Although the top of an acoustic guitar may appear to be flat, it's not. It is actually domed with a very long radius (in my case, 28 feet). In order to be able to glue up the the top to the braces, and hold that curve, everything is sanded to the proper radius using, and then glued into place using, a radiused dish.
I first thought the 28ft radius would be easy to draw... just get a piece of string 28ft. long and tie a pencil to it, and draw the arc. No such luck. Too inconsistent and the string stretched. So, I drew it up in AutoCad and then printed a 3 ft. long section of it in lifesize. I glued it to a piece of wood for a template, bandsawed, and sanded to hit the line perfectly. Then I used that pattern and template routed 2 guides out of scrap poplar (one of those guides will later be used as a convex template for shaping the internal braces of the guitar).

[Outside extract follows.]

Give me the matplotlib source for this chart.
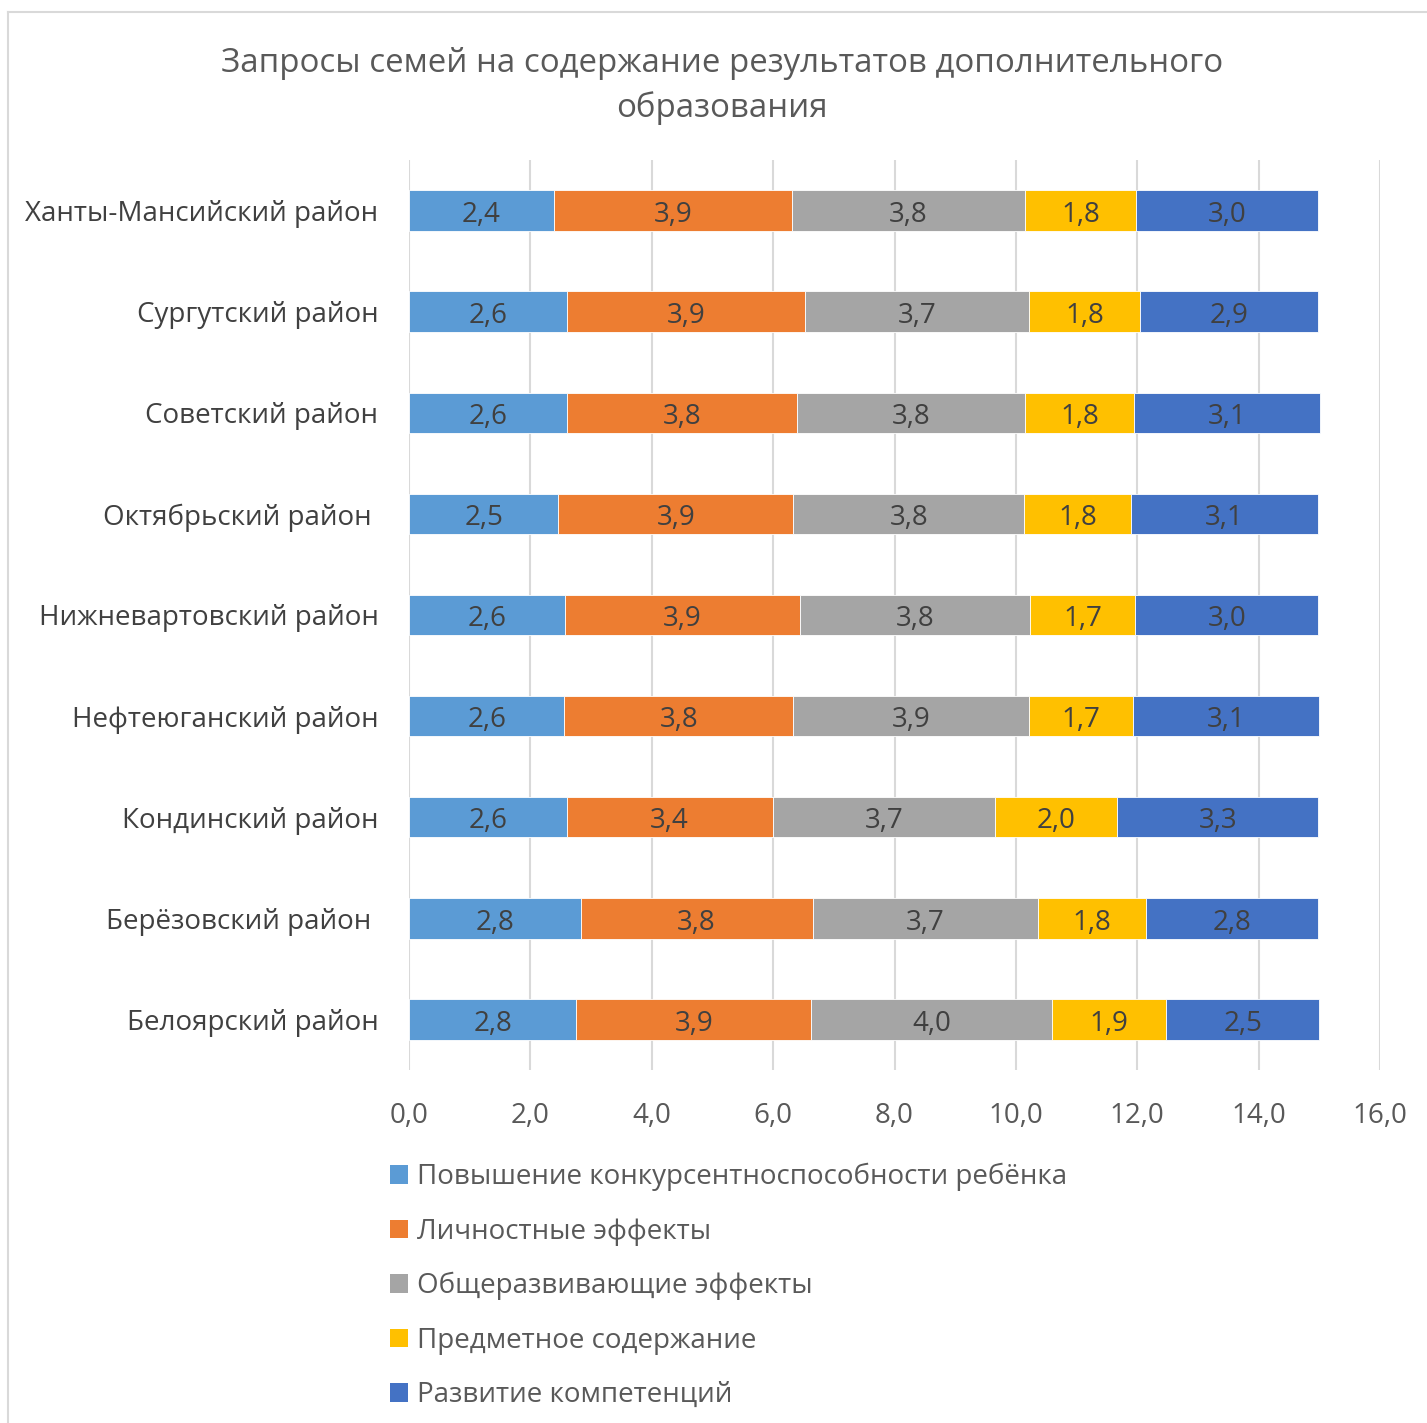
import matplotlib
matplotlib.use("Agg")
import matplotlib.pyplot as plt
from matplotlib.patches import Patch
from matplotlib.lines import Line2D
import numpy as np

plt.rcParams['font.family'] = ['Open Sans', 'DejaVu Sans']

title = "Запросы семей на содержание результатов дополнительного\nобразования"

categories = [
    "Ханты-Мансийский район",
    "Сургутский район",
    "Советский район",
    "Октябрьский район ",
    "Нижневартовский район",
    "Нефтеюганский район",
    "Кондинский район",
    "Берёзовский район ",
    "Белоярский район",
]

series_names = [
    "Повышение конкурсентноспособности ребёнка",
    "Личностные эффекты",
    "Общеразвивающие эффекты",
    "Предметное содержание",
    "Развитие компетенций",
]

competitiveness = [2.39, 2.60, 2.60, 2.46, 2.57, 2.56, 2.60, 2.83, 2.76]
personal = [3.92, 3.93, 3.79, 3.87, 3.87, 3.77, 3.39, 3.82, 3.87]
general = [3.84, 3.69, 3.76, 3.81, 3.79, 3.89, 3.67, 3.72, 3.97]
subject = [1.83, 1.83, 1.80, 1.76, 1.74, 1.71, 2.01, 1.78, 1.88]
competences = [3.00, 2.93, 3.06, 3.08, 3.01, 3.06, 3.31, 2.83, 2.52]

series = [competitiveness, personal, general, subject, competences]
colors = ["#5B9BD5", "#ED7D31", "#A5A5A5", "#FFC000", "#4472C4"]

x_ticks = [0, 2, 4, 6, 8, 10, 12, 14, 16]

fig = plt.figure(figsize=(14.27, 14.23), dpi=100)
ax = fig.add_axes([409/1427, 1 - 1070/1423, (1380-409)/1427, (1070-160)/1423])

y = np.arange(len(categories))
left = np.zeros(len(categories))
for vals, col, name in zip(series, colors, series_names):
    bars = ax.barh(y, vals, left=left, height=0.4, color=col, label=name,
                   edgecolor='white', linewidth=0.6, zorder=3)
    texts = ax.bar_label(bars, labels=[f"{v:.1f}".replace('.', ',') for v in vals],
                         label_type='center', fontsize=20, color='#404040')
    for t in texts:
        t.xyann = (0, -3)
    left = left + np.array(vals)

ax.set_ylim(-0.5, len(categories) - 0.5)
ax.invert_yaxis()
ax.set_xlim(0, 16)
ax.set_xticks(x_ticks)
ax.set_xticklabels([f"{t:.1f}".replace('.', ',') for t in x_ticks])
ax.set_yticks(y)
ax.set_yticklabels(categories)
ax.tick_params(axis='x', length=0, pad=23, labelsize=20, labelcolor='#595959')
ax.tick_params(axis='y', length=0, pad=22, labelsize=20, labelcolor='#404040')
ax.grid(axis='x', color='#D9D9D9', linewidth=1.5, zorder=0)
for s in ax.spines.values():
    s.set_visible(False)

fig.suptitle(title, x=722/1427, y=1 - 47/1423, fontsize=23.8, color='#595959',
             va='top', linespacing=1.42)

handles = [Patch(facecolor=c, edgecolor='none') for c in colors]
leg = fig.legend(handles, series_names, loc='upper left',
                 bbox_to_anchor=(390/1427, 1 - 1163/1423), frameon=False,
                 fontsize=20, labelcolor='#595959', handlelength=0.65,
                 handleheight=0.65, handletextpad=0.32, labelspacing=0.95,
                 borderaxespad=0, borderpad=0)

# chart frame (left and top edges visible)
fig.add_artist(Line2D([8/1427, 8/1427], [0, 1 - 12/1423], transform=fig.transFigure,
                      color='#D9D9D9', linewidth=1.5))
fig.add_artist(Line2D([8/1427, 1], [1 - 12/1423, 1 - 12/1423], transform=fig.transFigure,
                      color='#D9D9D9', linewidth=1.5))

fig.savefig("out.png", dpi=100, facecolor='white')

Then I threw together a quick jig for my router to follow those guides, and made the biggest mess of my life.
Here's the jig. I drilled a center hole in the bottom of the 24" diameter mdf circles and a corresponding hole in the top of my cheapo mdf bench and used a metal dowel to make the dish pivot.
Here's the finished dish with a jointed board on top so you can see just how subtle the radius is.
It then got a quick sanding with the ROS, a light coat of shellac to seal the big fuzzy surface, and will subsequently get 80 grit sandpaper applied to the whole dish.